Differential Promoter Methylation of Macrophage Genes Is Associated With Impaired Vascular Growth in Ischemic Muscles of Hyperlipidemic and Type 2 Diabetic Mice Genome-Wide Promoter Methylation Study

Rationale: Hyperlipidemia (HL) and Type 2 diabetes (T2DM) severely impair adaptive vascular growth responses in ischemic muscles. This is largely attributed to dysregulated gene expression, although details of the changes are unknown. Objective: To define the role of promoter methylation in adaptive vascular growth in HL (LDLR -/- ApoB 100/100 ) and T2DM (IGF-II/ LDLR -/- ApoB 100/100 ) mouse models of hindlimb ischemia. Methods and Results: Unilateral hindlimb ischemia was induced by ligating femoral artery. Perfusion was assessed using ultrasound, and capillary and arteriole parameters were assessed using immunohistochemistry. Genome-wide methylated DNA sequencing was performed with DNA isolated from ischemic muscle, tissue macrophages (Mϕs) and endothelial cells (ECs). Compared to the controls, HL and T2DM mice showed impaired perfusion recovery which was associated with impaired angiogenesis and arteriogenesis.

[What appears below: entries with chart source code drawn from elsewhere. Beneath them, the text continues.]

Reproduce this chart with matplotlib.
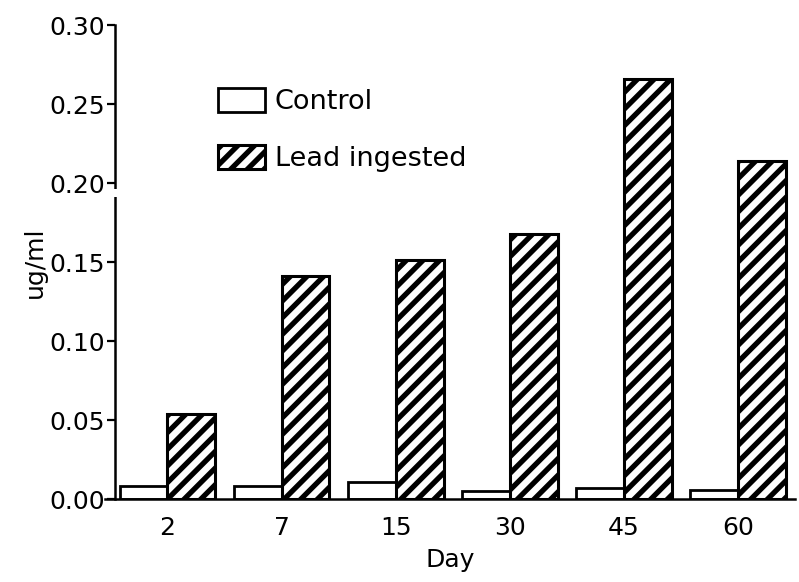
import matplotlib
matplotlib.use('Agg')
import matplotlib.pyplot as plt
import numpy as np

days = ['2', '7', '15', '30', '45', '60']
control = [0.008, 0.008, 0.011, 0.005, 0.007, 0.006]
lead = [0.054, 0.141, 0.151, 0.168, 0.266, 0.214]

plt.rcParams['font.family'] = ['DejaVu Sans']
plt.rcParams['hatch.linewidth'] = 3.8

fig = plt.figure(figsize=(7.99, 5.82), dpi=100)
ax = fig.add_axes([0.131, 0.1426, 0.864, 0.8144])

x = np.arange(len(days))
w = 0.42
ax.bar(x - w / 2, control, w, facecolor='white', edgecolor='black', linewidth=2.0, label='Control')
ax.bar(x + w / 2, lead, w, facecolor='white', edgecolor='black', linewidth=2.2,
       hatch='//', label='Lead ingested')

ax.set_xlim(-0.55, 5.5)
ax.set_ylim(0, 0.30)
ax.spines['top'].set_visible(False)
ax.spines['right'].set_visible(False)
ax.spines['left'].set_position(('data', -0.46))
ax.spines['left'].set_linewidth(1.8)
ax.spines['bottom'].set_linewidth(1.8)

ax.set_xticks(x)
ax.set_xticklabels(days)
ax.set_yticks(np.arange(0, 0.31, 0.05))
ax.set_yticklabels(['%.2f' % v for v in np.arange(0, 0.31, 0.05)])
ax.tick_params(axis='x', length=0, labelsize=18, pad=12)
ax.tick_params(axis='y', length=6, width=1.6, labelsize=18, pad=1)

# small break in the y axis
ax.plot([-0.46, -0.46], [0.191, 0.196], color='white', linewidth=4,
        solid_capstyle='butt', clip_on=False, zorder=5)

ax.set_xlabel('Day', fontsize=18, labelpad=6)
ax.set_ylabel('ug/ml', fontsize=18, labelpad=2)

ax.legend(loc='upper left', bbox_to_anchor=(0.273, 0.849), bbox_transform=fig.transFigure,
          frameon=False, fontsize=19.5, handlelength=1.74, handleheight=1.0,
          labelspacing=1.1, handletextpad=0.35, borderpad=0, borderaxespad=0)

fig.savefig('out.png', dpi=100)
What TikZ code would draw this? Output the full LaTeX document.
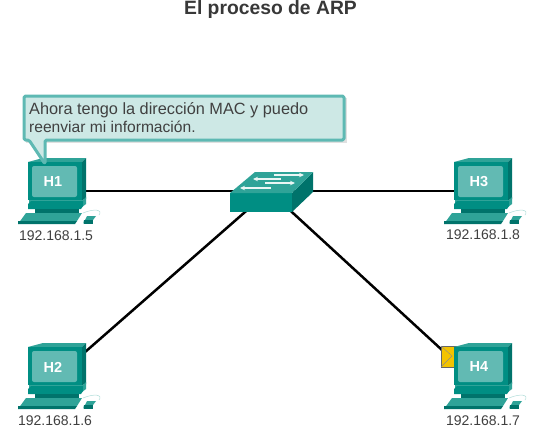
\documentclass[tikz,border=0pt]{standalone}
\usepackage{fontspec}
\setmainfont{Liberation Sans}
\usetikzlibrary{arrows.meta,shadows}
\definecolor{tealA}{HTML}{008E83}
\definecolor{tealB}{HTML}{00736B}
\definecolor{tealC}{HTML}{62BAB3}
\definecolor{tealD}{HTML}{2FA398}
\definecolor{bubbleFill}{HTML}{CDE8E5}
\definecolor{bubbleLine}{HTML}{5EB9B3}
\definecolor{txt}{HTML}{404040}
\definecolor{env}{HTML}{F3C300}
\tikzset{
  x=1pt,y=-1pt,
  netlink/.style={line width=2.5pt,black},
  pclabel/.style={font=\bfseries\fontsize{14.5}{14}\selectfont,text=white,inner sep=0pt},
  iplabel/.style={font=\fontsize{14}{14}\selectfont,text=txt,inner sep=0pt},
  bubbletext/.style={font=\fontsize{16.3}{18}\selectfont,text=txt,inner sep=0pt,align=left,anchor=north west},
  pics/pc/.style={code={
    % offsets relative to the H label centre
    \fill[tealD] (-25,-20) -- (-10,-24) -- (33,-24) -- (29,-20) -- cycle;
    \fill[tealB] (29,-20) -- (33,-24) -- (33,17) -- (29,18) -- cycle;
    \fill[tealA] (-25,-20) rectangle (29,18);
    \fill[tealC,rounded corners=2pt] (-21,-16) rectangle (24,15);
    \fill[tealD] (-24,18) -- (30,18) -- (33,15) -- (33,22) -- (29,25) -- (-24,25) -- cycle;
    \fill[tealA] (-25,22) -- (-22,19) -- (30,19) -- (30,24) -- (28,27) -- (-25,27) -- cycle;
    \fill[tealB] (-18,27) rectangle (26,31);
    \fill[tealD] (-35,42) -- (-27,31) -- (29,31) -- (24,39) -- (-33,39) -- cycle;
    \fill[tealB] (-35,39) -- (24,39) -- (22,42) -- (-35,42) -- cycle;
    \fill[tealD] (30,42) -- (34,34) -- (43,34) -- (40,38) -- (31,38) -- cycle;
    \fill[tealB] (31,38) rectangle (40,42);
    \draw[tealC!50,line width=.5pt] (30,31) .. controls (42,26) and (50,28) .. (46,33);
  }},
  switchtop/.style={fill=tealD},
  arrowline/.style={white!92!tealA,line width=1.5pt,-{Stealth[length=5pt,width=4.5pt]}}
}
\begin{document}
\begin{tikzpicture}
\useasboundingbox (0,0) rectangle (544,440);
\fill[white] (0,0) rectangle (544,440);

\coordinate (p1) at (60,191);
\coordinate (p2) at (60,374);
\coordinate (p3) at (480,191);
\coordinate (p4) at (479,384);
\coordinate (sw) at (269,191);

\draw[netlink] (p1) -- (sw);
\draw[netlink] (p3) -- (sw);
\draw[netlink] (p2) -- (sw);
\draw[netlink] (p4) -- (sw);

% switch
\fill[tealA] (230,193) rectangle (292,212);
\fill[tealB] (292,193) -- (313,172) -- (313,192) -- (292,212) -- cycle;
\fill[switchtop] (230,193) -- (255,172) -- (313,172) -- (292,193) -- cycle;
\draw[arrowline] (274,175) -- (304,175);
\draw[arrowline] (281,179) -- (253,179);
\draw[arrowline] (265,183) -- (295,183);
\draw[arrowline] (271,188) -- (240,188);

% envelope
\fill[env,draw=black!60,line width=.5pt] (441,346) rectangle (456,367);
\draw[black!45,line width=.4pt] (441,346) -- (452,356) -- (441,367);

% computers
\pic at (53,182) {pc};
\pic at (479,182) {pc};
\pic at (53,367) {pc};
\pic at (479,367) {pc};

\node[pclabel] (h1) at (53,182) {H1};
\node[pclabel] (h3) at (479,182) {H3};
\node[pclabel] (h2) at (53,367) {H2};
\node[pclabel] (h4) at (479,367) {H4};
\node[iplabel] (ip1) at (56,236) {192.168.1.5};
\node[iplabel] (ip3) at (483,235) {192.168.1.8};
\node[iplabel] (ip2) at (55,420.5) {192.168.1.6};
\node[iplabel] (ip4) at (483,420.5) {192.168.1.7};

% callout
\fill[black!12] (26,98) -- (347,98) -- (347,143) -- (26,143) -- cycle;
\draw[fill=bubbleFill,draw=bubbleLine,line width=3pt,line join=round,rounded corners=1.5pt]
  (24,96) -- (344,96) -- (344,140) -- (45,140) -- (45,164) -- (29,140) -- (24,140) -- cycle;
\node[bubbletext] (say) at (29,102.5) {Ahora tengo la dirección MAC y puedo\\{\fontsize{15.6}{18}\selectfont reenviar mi información.}};

% title
\node[font=\bfseries\fontsize{19.3}{20}\selectfont,text=black!78,inner sep=0pt,anchor=base] (title) at (270.5,14.2) {El proceso de ARP};
\end{tikzpicture}
\end{document}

Genome-wide proximal promoter DNA methylation analysis suggested differential patterns of methylation in Mϕ genes in ischemic muscles. Classically activated M1-Mϕ gene promoters including Cfb, Serping1and Tnfsf15 were significantly hypomethylated, whereas alternatively activated M2-Mϕ gene promoters including Nrp1, Cxcr4, Plxnd1, Arg1, Cdk18, and Fes were significantly hypermethylated in Mϕs isolated from HL and T2DM ischemic muscles compared to controls. These results combined with mRNA expression and immunohistochemistry showed the predominance of proinflammatory M1-Mϕs, compared to anti-inflammatory and proangiogenic M2-Mϕs in HL and T2DM ischemic muscles. Conclusions: We found significant promoter hypomethylation of genes typical for proinflammatory M1-Mϕs and hypermethylation of anti-inflammatory, proangiogenic M2-Mϕ genes in HL and T2DM ischemic muscles. Epigenetic alterations modify Mϕ phenotype towards proinflammatory M1 as opposed to anti-inflammatory, proangiogenic and tissue repair M2 phenotype which may contribute to the impaired adaptive vascular growth in these pathological conditions.